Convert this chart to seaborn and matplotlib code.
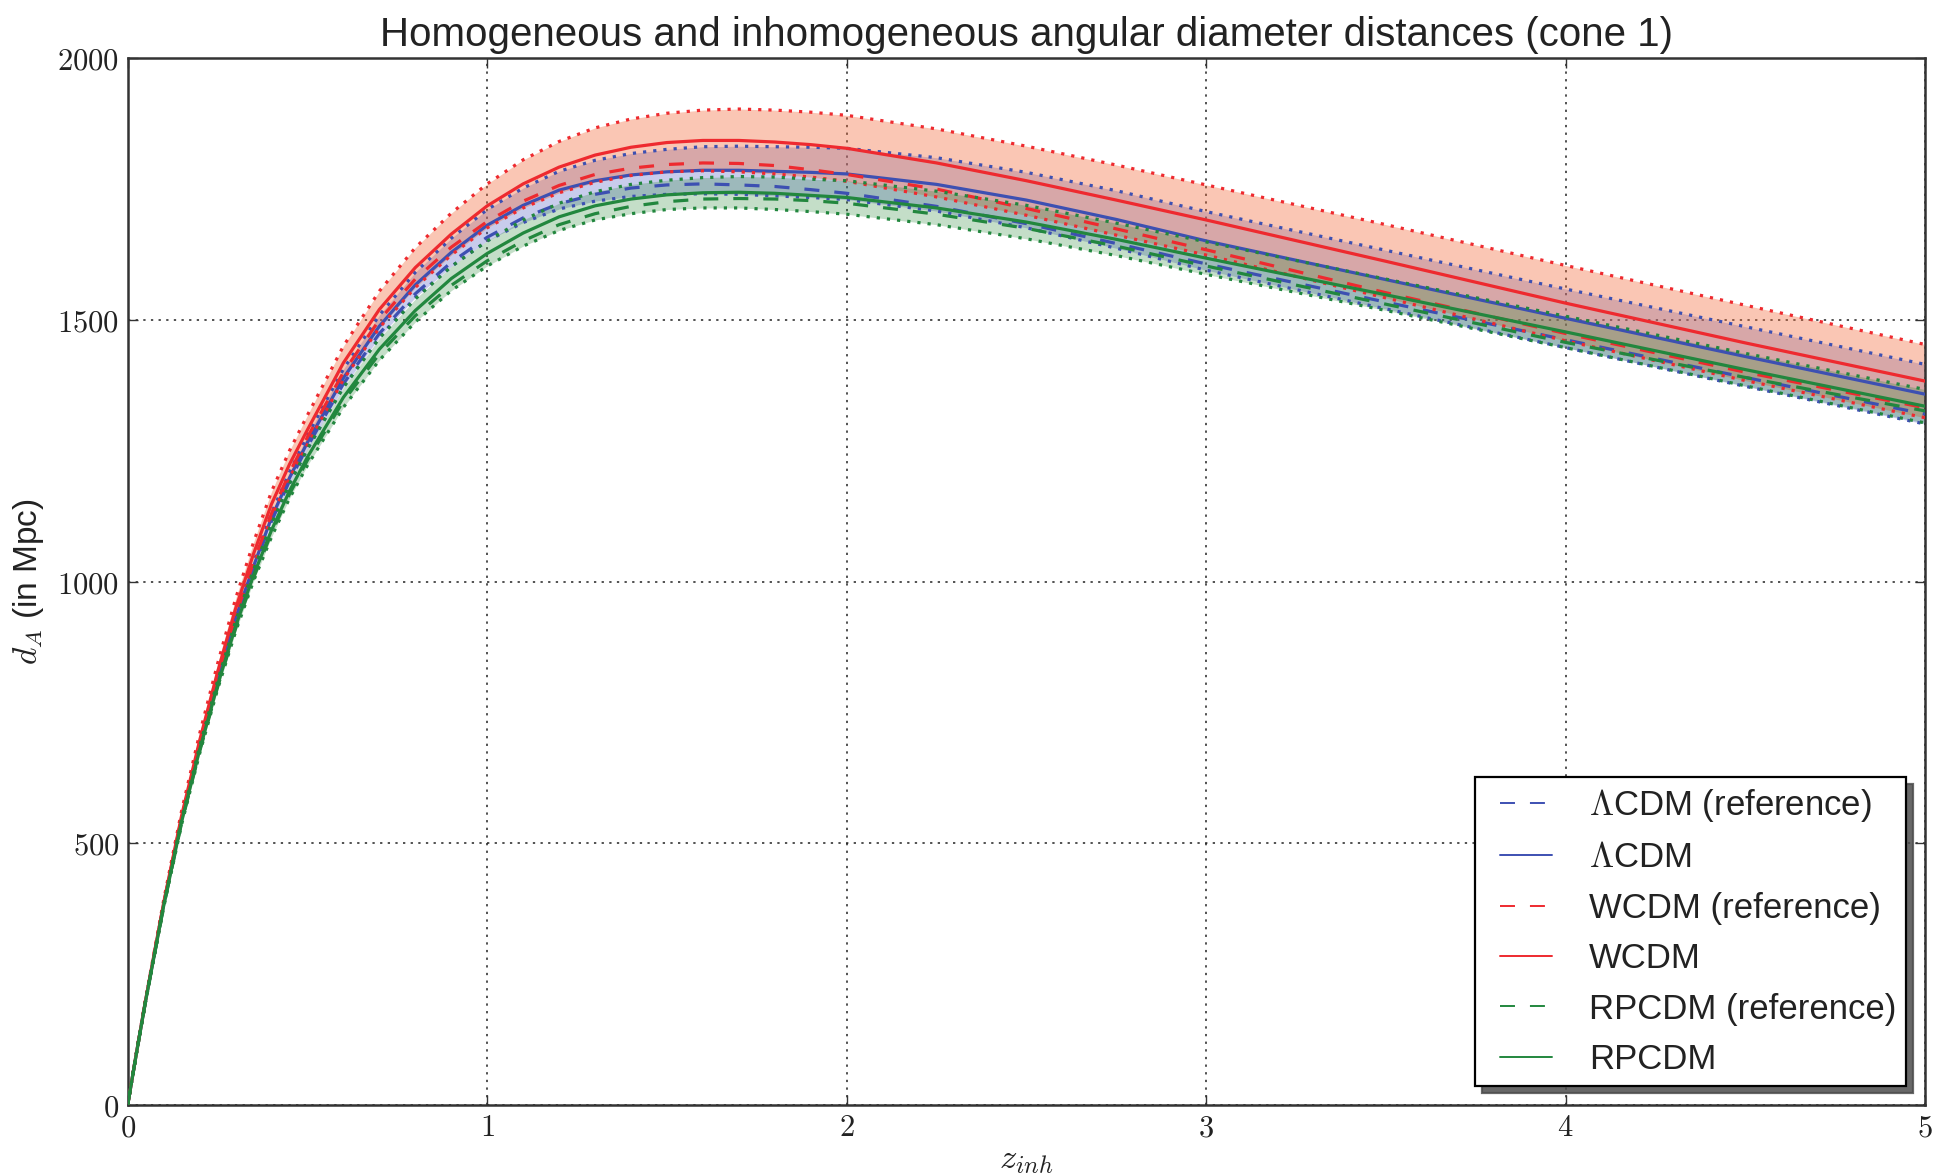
import numpy as np
import pandas as pd
import matplotlib
matplotlib.use("Agg")
import matplotlib.pyplot as plt
from matplotlib.ticker import FuncFormatter
from matplotlib.lines import Line2D
from matplotlib.legend_handler import HandlerLine2D
import seaborn as sns

# ---------------- data ----------------
z = [0, 0.025, 0.05, 0.1, 0.15, 0.2, 0.25, 0.3, 0.35, 0.4, 0.45, 0.5, 0.6, 0.7,
     0.8, 0.9, 1.0, 1.1, 1.2, 1.3, 1.4, 1.5, 1.6, 1.7, 1.8, 1.9, 2.0, 2.25, 2.5,
     2.75, 3.0, 3.5, 4.0, 4.5, 5.0]

lcdm_ref = [0, 102, 200, 382, 545, 683, 810, 925, 1025, 1115, 1192, 1258, 1378,
            1474, 1550, 1610, 1658, 1695, 1722, 1740, 1752, 1758, 1760, 1758, 1755,
            1749, 1742, 1717, 1684, 1646, 1607, 1534, 1462, 1390, 1320]
lcdm_mean = [0, 102, 200, 383, 547, 686, 812, 930, 1029, 1122, 1198, 1266, 1389,
             1488, 1567, 1629, 1681, 1719, 1748, 1766, 1777, 1783, 1786, 1786, 1784,
             1782, 1779, 1759, 1729, 1692, 1651, 1577, 1503, 1430, 1358]
lcdm_sig = [0, 0, 0, 1, 2, 3, 4, 6, 7, 9, 11, 13, 17, 21, 24, 27, 30, 33, 36, 39,
            41, 43, 45, 46, 47, 48, 49, 51, 53, 55, 56, 56, 56, 57, 57]

wcdm_ref = [0, 102, 200, 384, 549, 689, 817, 935, 1037, 1130, 1208, 1276, 1400,
            1500, 1578, 1639, 1688, 1727, 1757, 1778, 1790, 1797, 1800, 1799, 1795,
            1787, 1778, 1750, 1713, 1674, 1634, 1552, 1474, 1400, 1332]
wcdm_mean = [0, 102, 201, 386, 553, 696, 827, 948, 1053, 1148, 1224, 1290, 1418,
             1520, 1600, 1664, 1718, 1760, 1792, 1815, 1830, 1839, 1843, 1843, 1840,
             1835, 1828, 1800, 1766, 1729, 1691, 1612, 1532, 1456, 1383]
wcdm_sig = [0, 1, 2, 5, 9, 13, 16, 19, 22, 24, 26, 28, 32, 35, 38, 40, 42, 46, 49,
            52, 54, 56, 58, 60, 61, 62, 63, 65, 66, 67, 67, 70, 72, 72, 70]

rpcdm_ref = [0, 101, 199, 379, 539, 675, 798, 910, 1007, 1093, 1167, 1232, 1345,
             1435, 1508, 1566, 1613, 1651, 1682, 1703, 1717, 1726, 1731, 1732, 1731,
             1728, 1723, 1702, 1675, 1641, 1603, 1530, 1457, 1390, 1326]
rpcdm_mean = [0, 101, 199, 380, 541, 678, 802, 914, 1012, 1098, 1173, 1238, 1352,
              1444, 1518, 1579, 1627, 1666, 1697, 1718, 1731, 1739, 1743, 1744, 1742,
              1738, 1734, 1714, 1687, 1654, 1618, 1548, 1477, 1405, 1335]
rpcdm_sig = [0, 0, 1, 3, 5, 7, 8, 10, 11, 13, 14, 16, 19, 21, 22, 23, 24, 25, 26,
             27, 28, 28, 29, 30, 31, 31, 32, 32, 32, 31, 31, 30, 30, 31, 32]

models = ["$\\Lambda$CDM", "WCDM", "RPCDM"]
x_ticks = [0, 1, 2, 3, 4, 5]
y_ticks = [0, 500, 1000, 1500, 2000]

# ---------------- style ----------------
sns.set_theme(style="white")
plt.rcParams["font.family"] = ["Liberation Sans", "DejaVu Sans"]
plt.rcParams["mathtext.fontset"] = "cm"

line_col = {"$\\Lambda$CDM": "#3D50B2", "WCDM": "#EE2A2F", "RPCDM": "#22873E"}
fill_col = {"$\\Lambda$CDM": ("#5A64C8", 0.33), "WCDM": ("#F26B3A", 0.38),
            "RPCDM": ("#2E8B3C", 0.28)}

data = {
    "$\\Lambda$CDM": (lcdm_ref, lcdm_mean, lcdm_sig),
    "WCDM": (wcdm_ref, wcdm_mean, wcdm_sig),
    "RPCDM": (rpcdm_ref, rpcdm_mean, rpcdm_sig),
}

fig = plt.figure(figsize=(19.44, 11.73), dpi=100)
ax = fig.add_axes([0.0657, 0.0582, 0.9246, 0.8921])

zz = np.array(z, dtype=float)
LW = 2.3
dash = (0, (4.7, 4.7))
dot = (0, (1.0, 2.2))

# bands first (blue, red, green)
for m in models:
    ref, mean, sig = (np.array(a, dtype=float) for a in data[m])
    fc, al = fill_col[m]
    ax.fill_between(zz, mean - sig, mean + sig, color=fc, alpha=al, lw=0, zorder=1)

# then the lines
for m in models:
    ref, mean, sig = (np.array(a, dtype=float) for a in data[m])
    c = line_col[m]
    df = pd.DataFrame({"z": zz, "ref": ref, "mean": mean,
                       "lo": mean - sig, "hi": mean + sig})
    sns.lineplot(data=df, x="z", y="hi", ax=ax, color=c, lw=LW, linestyle=dot,
                 legend=False, zorder=3)
    sns.lineplot(data=df, x="z", y="lo", ax=ax, color=c, lw=LW, linestyle=dot,
                 legend=False, zorder=3)
    sns.lineplot(data=df, x="z", y="ref", ax=ax, color=c, lw=LW, linestyle=dash,
                 legend=False, zorder=3)
    sns.lineplot(data=df, x="z", y="mean", ax=ax, color=c, lw=LW, linestyle="-",
                 legend=False, zorder=3)

ax.set_xlim(0, 5)
ax.set_ylim(0, 2000)
ax.set_xticks(x_ticks)
ax.set_yticks(y_ticks)
fmt = FuncFormatter(lambda v, p: "$%d$" % int(round(v)))
ax.xaxis.set_major_formatter(fmt)
ax.yaxis.set_major_formatter(fmt)
ax.tick_params(axis="both", which="major", direction="in", length=7, width=1.0,
               color="#333333", labelsize=22, pad=6, bottom=True, top=True,
               left=True, right=True, labelcolor="#222222")

ax.grid(True, color="#222222", linestyle=(0, (1.5, 3.5)), lw=1.1)
for s in ax.spines.values():
    s.set_color("#333333")
    s.set_linewidth(1.8)

ax.set_title("Homogeneous and inhomogeneous angular diameter distances (cone 1)",
             fontsize=29, color="#222222", pad=9)
ax.set_ylabel("$d_A$ (in Mpc)", fontsize=24, color="#222222", labelpad=8)
ax.set_xlabel("$z_{inh}$", fontsize=25, color="#222222", labelpad=0)

handles, labels = [], []
for m in models:
    c = line_col[m]
    handles.append(Line2D([], [], color=c, lw=1.4, linestyle=(0, (7.7, 7.7))))
    labels.append(m + " (reference)")
    handles.append(Line2D([], [], color=c, lw=1.4, linestyle="-"))
    labels.append(m)

leg = ax.legend(handles, labels, loc="lower right", fontsize=25, frameon=True,
                fancybox=False, framealpha=1.0, edgecolor="black",
                shadow={"ox": 5, "oy": -5, "alpha": 0.85},
                handlelength=1.95, handletextpad=1.06, labelspacing=0.5,
                borderpad=0.28, borderaxespad=0.55,
                handler_map={Line2D: HandlerLine2D(xpad=0.45)})
leg.get_frame().set_linewidth(1.6)
for t in leg.get_texts():
    t.set_color("#222222")

fig.savefig("out.png", dpi=100)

☆ ☆ ☆ ☆ ☆ ☆ ☆

§ **What is needed**
Go from the first line of the data above to the line containing "56, 57, 57]" and retype exactly those lines, both included, but none of the pictures.

§ **Exercise response**
Convert this chart to seaborn and matplotlib code.
import numpy as np
import pandas as pd
import matplotlib
matplotlib.use("Agg")
import matplotlib.pyplot as plt
from matplotlib.ticker import FuncFormatter
from matplotlib.lines import Line2D
from matplotlib.legend_handler import HandlerLine2D
import seaborn as sns

# ---------------- data ----------------
z = [0, 0.025, 0.05, 0.1, 0.15, 0.2, 0.25, 0.3, 0.35, 0.4, 0.45, 0.5, 0.6, 0.7,
     0.8, 0.9, 1.0, 1.1, 1.2, 1.3, 1.4, 1.5, 1.6, 1.7, 1.8, 1.9, 2.0, 2.25, 2.5,
     2.75, 3.0, 3.5, 4.0, 4.5, 5.0]

lcdm_ref = [0, 102, 200, 382, 545, 683, 810, 925, 1025, 1115, 1192, 1258, 1378,
            1474, 1550, 1610, 1658, 1695, 1722, 1740, 1752, 1758, 1760, 1758, 1755,
            1749, 1742, 1717, 1684, 1646, 1607, 1534, 1462, 1390, 1320]
lcdm_mean = [0, 102, 200, 383, 547, 686, 812, 930, 1029, 1122, 1198, 1266, 1389,
             1488, 1567, 1629, 1681, 1719, 1748, 1766, 1777, 1783, 1786, 1786, 1784,
             1782, 1779, 1759, 1729, 1692, 1651, 1577, 1503, 1430, 1358]
lcdm_sig = [0, 0, 0, 1, 2, 3, 4, 6, 7, 9, 11, 13, 17, 21, 24, 27, 30, 33, 36, 39,
            41, 43, 45, 46, 47, 48, 49, 51, 53, 55, 56, 56, 56, 57, 57]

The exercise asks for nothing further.